Benedict began with the assumption that as the Scriptures were God’s Word to us, God was wanting to speak to each one of us through them, no matter our levels of theological knowledge or education. So he encouraged a very simple approach to reading the bible called Lectio Divina (meaning divine or godly reading).

It simply involves reading a passage of Scripture slowly several times, paying attention and listening to what God may be saying through it. As we do so, we may find a thought or a word or a particular phrase stands out for us. Take time to mull on this, reflect on this. Then re-read the passage with this thought as the lens through which you read. And ask, “what may God be saying to me through His word?” You may find this leads you into a time of prayer. You may also want to write the thought or word down, and return to it at different points throughout the day.

I’m going to read part of our Gospel reading again, and I want to give you the opportunity to do this prayerful listening. As I read, you may find a word or a thought resonates or stands out for you.

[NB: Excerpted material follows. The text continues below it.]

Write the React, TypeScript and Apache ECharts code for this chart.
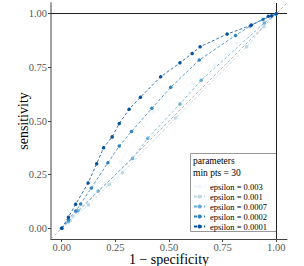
import React, { useEffect, useRef } from "react";
import * as echarts from "echarts";

const seriesNames = ["epsilon = 0.003", "epsilon = 0.001", "epsilon = 0.0007", "epsilon = 0.0002", "epsilon = 0.0001"];
const seriesColors = ["#EFF3FF", "#BDD7E7", "#6BAED6", "#3182BD", "#08519C"];

const fpr003 = [0, 0.05, 0.153, 0.273, 0.43, 0.608, 0.714, 0.814, 1];
const tpr003 = [0, 0.05, 0.157, 0.31, 0.544, 0.676, 0.761, 0.862, 1];
const fpr001 = [0, 0.04, 0.124, 0.221, 0.283, 0.531, 0.862, 0.942, 1];
const tpr001 = [0, 0.035, 0.109, 0.204, 0.259, 0.514, 0.846, 0.939, 1];
const fpr0007 = [0, 0.031, 0.076, 0.17, 0.33, 0.401, 0.551, 0.65, 0.944, 1];
const tpr0007 = [0, 0.031, 0.082, 0.174, 0.325, 0.42, 0.579, 0.69, 0.957, 1];
const fpr0002 = [0, 0.031, 0.065, 0.088, 0.138, 0.215, 0.268, 0.325, 0.42, 0.508, 0.641, 0.81, 0.879, 0.938, 1];
const tpr0002 = [0, 0.04, 0.081, 0.113, 0.188, 0.305, 0.383, 0.451, 0.559, 0.657, 0.784, 0.899, 0.943, 0.973, 1];
const fpr0001 = [0, 0.031, 0.065, 0.123, 0.163, 0.195, 0.235, 0.268, 0.314, 0.367, 0.461, 0.551, 0.608, 0.645, 0.771, 0.884, 0.963, 0.978, 1];
const tpr0001 = [0, 0.051, 0.112, 0.211, 0.301, 0.375, 0.426, 0.488, 0.555, 0.611, 0.706, 0.771, 0.815, 0.846, 0.905, 0.947, 0.988, 0.99, 1];

const fprs = [fpr003, fpr001, fpr0007, fpr0002, fpr0001];
const tprs = [tpr003, tpr001, tpr0007, tpr0002, tpr0001];

const tickValues = [0, 0.25, 0.5, 0.75, 1];
const diagonal = [[-0.05, -0.05], [1.05, 1.05]];
const refLines = [1];

const FONT = "Liberation Serif";

export default function App() {
  const ref = useRef<HTMLDivElement>(null);
  useEffect(() => {
    if (!ref.current) return;
    const chart = echarts.init(ref.current, null, { renderer: "svg" });
    const axisCommon = {
      type: "value",
      min: -0.05,
      max: 1.05,
      splitLine: { show: false },
      axisTick: { show: true, length: 3, customValues: tickValues, lineStyle: { color: "#444", width: 1 } },
      axisLabel: {
        customValues: tickValues,
        formatter: (v: number) => v.toFixed(2),
        fontFamily: FONT,
        fontSize: 10.5,
        color: "#555",
      },
      nameLocation: "middle",
      nameMoveOverlap: false,
      nameTextStyle: { fontFamily: FONT, fontSize: 14, color: "#000" },
    };
    const lineSeries = seriesNames.map((name, i) => ({
      name,
      type: "line",
      data: fprs[i].map((x, j) => [x, tprs[i][j]]),
      symbol: "circle",
      symbolSize: 3.5,
      itemStyle: { color: seriesColors[i] },
      lineStyle: { color: seriesColors[i], width: 0.8, type: [3, 2] },
      z: 3 + i,
    }));
    chart.setOption({
      animation: false,
      grid: { left: 51, right: 17, top: 3, bottom: 27, containLabel: false, outerBoundsMode: "none" },
      xAxis: {
        ...axisCommon,
        name: "1 \u2212 specificity",
        nameGap: 13,
        axisLine: { show: true, onZero: false, lineStyle: { color: "#444", width: 1 } },
        axisLabel: { ...axisCommon.axisLabel, margin: 3 },
      },
      yAxis: {
        ...axisCommon,
        name: "sensitivity",
        nameGap: 21,
        axisLine: { show: true, onZero: false, lineStyle: { color: "#a0a0a0", width: 2 } },
        axisLabel: { ...axisCommon.axisLabel, margin: 4 },
      },
      legend: {
        data: seriesNames,
        orient: "vertical",
        left: 193,
        top: 182,
        itemWidth: 11,
        itemHeight: 5,
        itemGap: 1,
        textStyle: { fontFamily: FONT, fontSize: 8.5, lineHeight: 8, color: "#000" },
        padding: 0,
      },
      graphic: [
        {
          type: "rect",
          shape: { x: 190.5, y: 153.5, width: 86, height: 78 },
          style: { fill: "#fff", stroke: "#999", lineWidth: 1 },
          z: 1,
        },
        {
          type: "text",
          x: 193,
          y: 156,
          style: { text: "parameters", font: `9.5px '${FONT}'`, fill: "#000" },
          z: 2,
        },
        {
          type: "text",
          x: 193,
          y: 168,
          style: { text: "min pts = 30", font: `9.5px '${FONT}'`, fill: "#000" },
          z: 2,
        },
      ],
      series: [
        {
          type: "line",
          data: diagonal,
          symbol: "none",
          silent: true,
          lineStyle: { color: "#bbbbbb", width: 1, type: [3, 2] },
          z: 2,
          markLine: {
            silent: true,
            symbol: "none",
            label: { show: false },
            lineStyle: { color: "#222", width: 1, type: "solid" },
            data: [{ xAxis: refLines[0] }, { yAxis: refLines[0] }],
          },
        },
        ...lineSeries,
      ],
    });
    return () => chart.dispose();
  }, []);
  return <div ref={ref} style={{ position: "absolute", left: 0, top: 0, width: 304, height: 266 }} />;
}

Reflect on it, mull on it, as I read the passage for a second time.

Read Mark 1:35-39 twice.

What may God be saying to you? Sometimes we need read only one verse to be struck by something; other times we may need to read for a bit longer. But the key is to read slowly and to listen.

If you haven’t done this type of reading before you may find it best to start with the gospels, either using the Sunday morning readings that we use, or working your way through Mark or Luke’s gospel.

May God inspire us and speak to us as we pray and read his Word.